For many of us interested in Jewish religious thought, Va’Yoel Moshe is an infamous text with an infamous teaching, which is that the Holocaust constituted God’s just punishment of the Jewish people for the sin of Zionism, that Zionism was the cause (siba) of Hitler. But this is not quite right. Read one way, the sin was not Zionism as such, but rather the violation of an oath, namely the three oaths established in tractate Ketubot of the Babylonian Talmud, which includes an oath forbidding the Jews to go up to the Land of Israel like a wall, en masse as a collective. And there is nothing more serious than violating an oath sworn to God.
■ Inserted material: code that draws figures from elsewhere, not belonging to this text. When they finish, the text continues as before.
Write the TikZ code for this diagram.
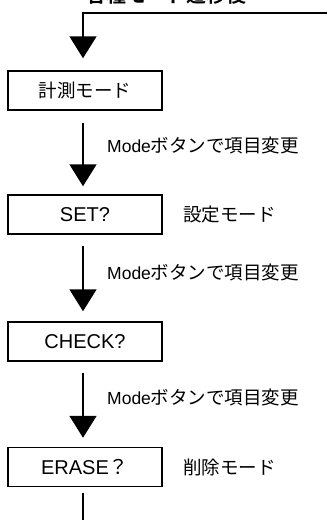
\documentclass[tikz,border=0pt]{standalone}
\usepackage{fontspec}
\setmainfont{Liberation Sans}
\newfontfamily\jp{Noto Sans CJK JP}
\newfontfamily\jpb{Noto Sans CJK JP Bold}
\usetikzlibrary{arrows.meta}
\begin{document}
\begin{tikzpicture}[x=1pt,y=-1pt,
  modebox/.style={draw,line width=1.5pt,minimum width=154pt,minimum height=39pt,inner sep=0pt,font=\fontsize{20}{23}\selectfont},
  flow/.style={line width=2pt,-{Triangle[width=27pt,length=22pt]}},
  plain/.style={line width=2pt},
  note/.style={anchor=west,inner sep=0pt,font=\fontsize{18.5}{22}\selectfont}]
\useasboundingbox[fill=white] (0,0) rectangle (327,520);
\node[anchor=south,inner sep=0pt,font=\jpb\fontsize{20}{24}\selectfont] (top) at (166.5,4.5) {各種モード遷移後};
\node[modebox] (b1) at (85,90.5) {\jp\fontsize{18.5}{22}\selectfont 計測モード};
\node[modebox] (b2) at (85,214.5) {SET?};
\node[modebox] (b3) at (85,341.5) {CHECK?};
\node[modebox] (b4) at (85,467) {ERASE{\jp ？}};
\node[note] (s2) at (183,215) {\jp 設定モード};
\node[note] (s4) at (183,467) {\jp 削除モード};
\node[note] (l1) at (107,145) {{\fontsize{17.5}{20}\selectfont Mode}\jp ボタンで項目変更};
\node[note] (l2) at (107,272) {{\fontsize{17.5}{20}\selectfont Mode}\jp ボタンで項目変更};
\node[note] (l3) at (107,397) {{\fontsize{17.5}{20}\selectfont Mode}\jp ボタンで項目変更};
\coordinate (rt) at (330,12.7);
\coordinate (cn) at (83,12.7);
\coordinate (bt) at (83,525);
\draw[flow] (rt) -- (cn) -- ([xshift=-2pt,yshift=12pt]b1.north);
\draw[flow] ([xshift=-2pt,yshift=-12pt]b1.south) -- ([xshift=-2pt,yshift=8pt]b2.north);
\draw[flow] ([xshift=-2pt,yshift=-11pt]b2.south) -- ([xshift=-2pt,yshift=10pt]b3.north);
\draw[flow] ([xshift=-2pt,yshift=-11pt]b3.south) -- ([xshift=-2pt,yshift=9pt]b4.north);
\draw[plain] ([xshift=-2pt,yshift=-6pt]b4.south) -- (bt);
\end{tikzpicture}
\end{document}
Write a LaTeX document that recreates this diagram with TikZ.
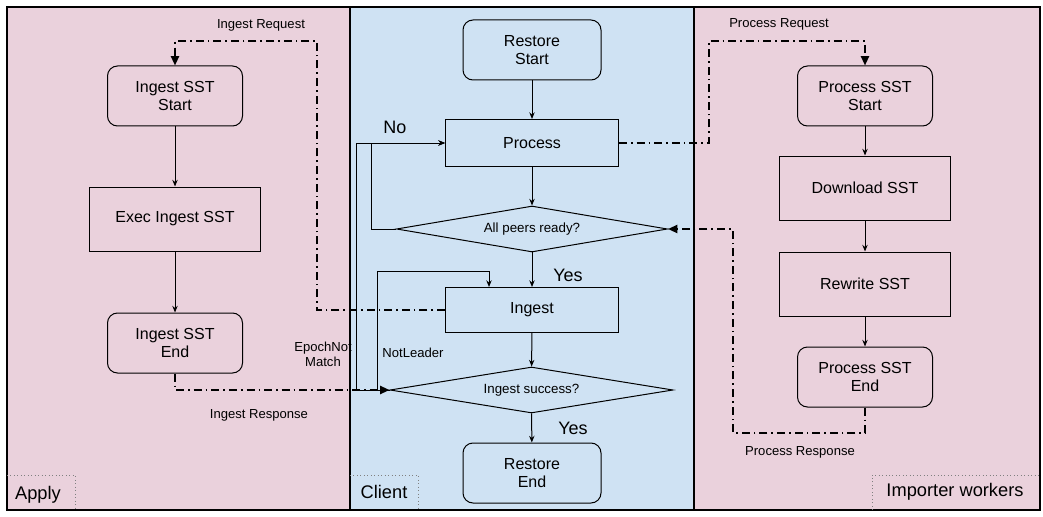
\documentclass[tikz,border=0pt]{standalone}
\usepackage{fontspec}
\setmainfont{Liberation Sans}
\usetikzlibrary{shapes.geometric,arrows.meta}
\definecolor{lanepink}{HTML}{EAD1DC}
\definecolor{laneblue}{HTML}{CFE2F3}
\tikzset{
  rectbox/.style={draw, line width=0.75pt, minimum width=128.25pt, minimum height=48pt, inner sep=2pt, font=\fontsize{12}{14}\selectfont, align=center},
  roundbox/.style={draw, line width=0.75pt, rounded corners=7.5pt, minimum width=101.25pt, minimum height=45pt, inner sep=2pt, font=\fontsize{12}{14}\selectfont, align=center},
  decision/.style={draw, diamond, shape aspect=6, line width=0.75pt, inner sep=0pt, minimum height=34.5pt, font=\fontsize{10}{12}\selectfont},
  flow/.style={line width=0.75pt, -{Stealth[length=5pt,width=4pt]}},
  msg/.style={line width=1.5pt, dash pattern=on 6pt off 3pt on 1.2pt off 3pt, -{Triangle[length=7pt,width=6pt]}},
  smalllabel/.style={font=\fontsize{9.8}{11.5}\selectfont, align=center},
  biglabel/.style={font=\fontsize{13.5}{16}\selectfont},
  lanelabel/.style={font=\fontsize{13.7}{16}\selectfont},
  lanetag/.style={draw=gray, dotted, line width=0.6pt}
}
\begin{document}
\begin{tikzpicture}[x=0.75pt,y=-0.75pt]
\useasboundingbox (0,0) rectangle (1043,517);
% lanes
\fill[lanepink] (7,7) rectangle (350,510);
\fill[laneblue] (350,7) rectangle (694,510);
\fill[lanepink] (694,7) rectangle (1040,510);
\draw[line width=1pt] (7,7) rectangle (1040,510);
\draw[line width=1pt] (350,7) -- (350,510);
\draw[line width=1pt] (694,7) -- (694,510);
% lane tags
\draw[lanetag] (7,475) -- (75,475) -- (75,510);
\node[lanelabel] (applylbl) at (38,495) {Apply};
\draw[lanetag] (350,475) -- (418,475) -- (418,510);
\node[lanelabel] (clientlbl) at (384,492) {Client};
\draw[lanetag] (872,510) -- (872,475) -- (1040,475);
\node[lanelabel] (implbl) at (955,492) {Importer workers};

% Apply lane
\node[roundbox] (isst) at (175,96) {Ingest SST\\Start};
\node[rectbox] (exec) at (175,219) {Exec Ingest SST};
\node[roundbox] (iend) at (175,343) {Ingest SST\\End};

% Client lane
\node[roundbox, minimum width=103.5pt] (rstart) at (532,50) {Restore\\Start};
\node[rectbox, minimum width=129.75pt, minimum height=35.25pt] (process) at (532,143) {Process};
\node[decision, minimum width=203.25pt] (allpeers) at (532,229) {All peers ready?};
\node[rectbox, minimum width=129.75pt, minimum height=33.75pt] (ingest) at (532,310) {Ingest};
\node[decision, minimum width=212.25pt] (isucc) at (531.5,390) {Ingest success?};
\node[roundbox, minimum width=103.5pt] (rend) at (532,473) {Restore\\End};

% Importer lane
\node[roundbox] (psst) at (865,96) {Process SST\\Start};
\node[rectbox] (download) at (865,188) {Download SST};
\node[rectbox] (rewrite) at (865,284) {Rewrite SST};
\node[roundbox] (pend) at (865,377) {Process SST\\End};

% solid flows
\draw[flow] (isst) -- (exec);
\draw[flow] (exec) -- (iend);
\draw[flow] (rstart) -- (process);
\draw[flow] (process) -- (allpeers);
\draw[flow] (allpeers) -- (ingest);
\draw[flow] (ingest) -- (isucc);
\draw[flow] (isucc) -- (rend);
\draw[flow] (psst) -- (download);
\draw[flow] (download) -- (rewrite);
\draw[flow] (rewrite) -- (pend);

% loops
\coordinate (noc) at (371,229);
\draw[flow] (allpeers.west) -- (noc) |- (process.west);
\coordinate (epc) at (356,390);
\draw[flow] (isucc.west) -- (epc) |- (process.west);
\coordinate (nlc) at (377,390);
\coordinate (nlt) at (489,271);
\draw[flow] (isucc.west) -- (nlc) |- (nlt) -- (ingest.north -| nlt);

% messages
\coordinate (irc) at (317,41);
\draw[msg] (ingest.west) -| (irc) -| (isst.north);
\draw[msg] (iend.south) |- (isucc.west);
\coordinate (prc) at (709,41);
\draw[msg] (process.east) -| (prc) -| (psst.north);
\coordinate (prs) at (733,433);
\draw[msg] (pend.south) |- (prs) |- (allpeers.east);

% labels
\node[smalllabel] (lir) at (261,25) {Ingest Request};
\node[smalllabel] (lpr) at (779,24) {Process Request};
\node[smalllabel] (lirs) at (259,415) {Ingest Response};
\node[smalllabel] (lprs) at (800,452) {Process Response};
\node[biglabel] (lno) at (395,127) {No};
\node[biglabel] (lyes1) at (568,275) {Yes};
\node[biglabel] (lyes2) at (573,428) {Yes};
\node[smalllabel] (lepoch) at (323,354) {EpochNot\\Match};
\node[smalllabel] (lnl) at (413,353) {NotLeader};
\end{tikzpicture}
\end{document}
The internal logic is airtight, mostly because the thinking casts such a wide and consistent net across the entire Jewish social spectrum.

What then is Va’Yoel Moshe?

Technically, Va’Yoel Moshe is a sectarian text, meaning that it breaks off from the social mainstream; i.e. insofar as it self-identifies in opposition to what, in its view, was the vast majority of Jews in the first half of the twentieth century. Va’Yoel Moshe makes the interesting historical/sociological claim that most Jews, even among the most religious Jews, either supported the Zionist project (“in public, before the eyes of all of Israel”) or did not do enough to voice rebuke against it. Except maybe towards the end, the introduction to Va’Yoel Moshe exhibits none of the Jewish fellow-feeling, the ahavat Yisrael of another Hasidic response to the Holocaust, the Eish Kodesh. Its point of departure and guiding thread is neither Jewish suffering nor human suffering, as such. In this binary and asymmetrical view, God is perfectly just and the entire community of Israel is guilty.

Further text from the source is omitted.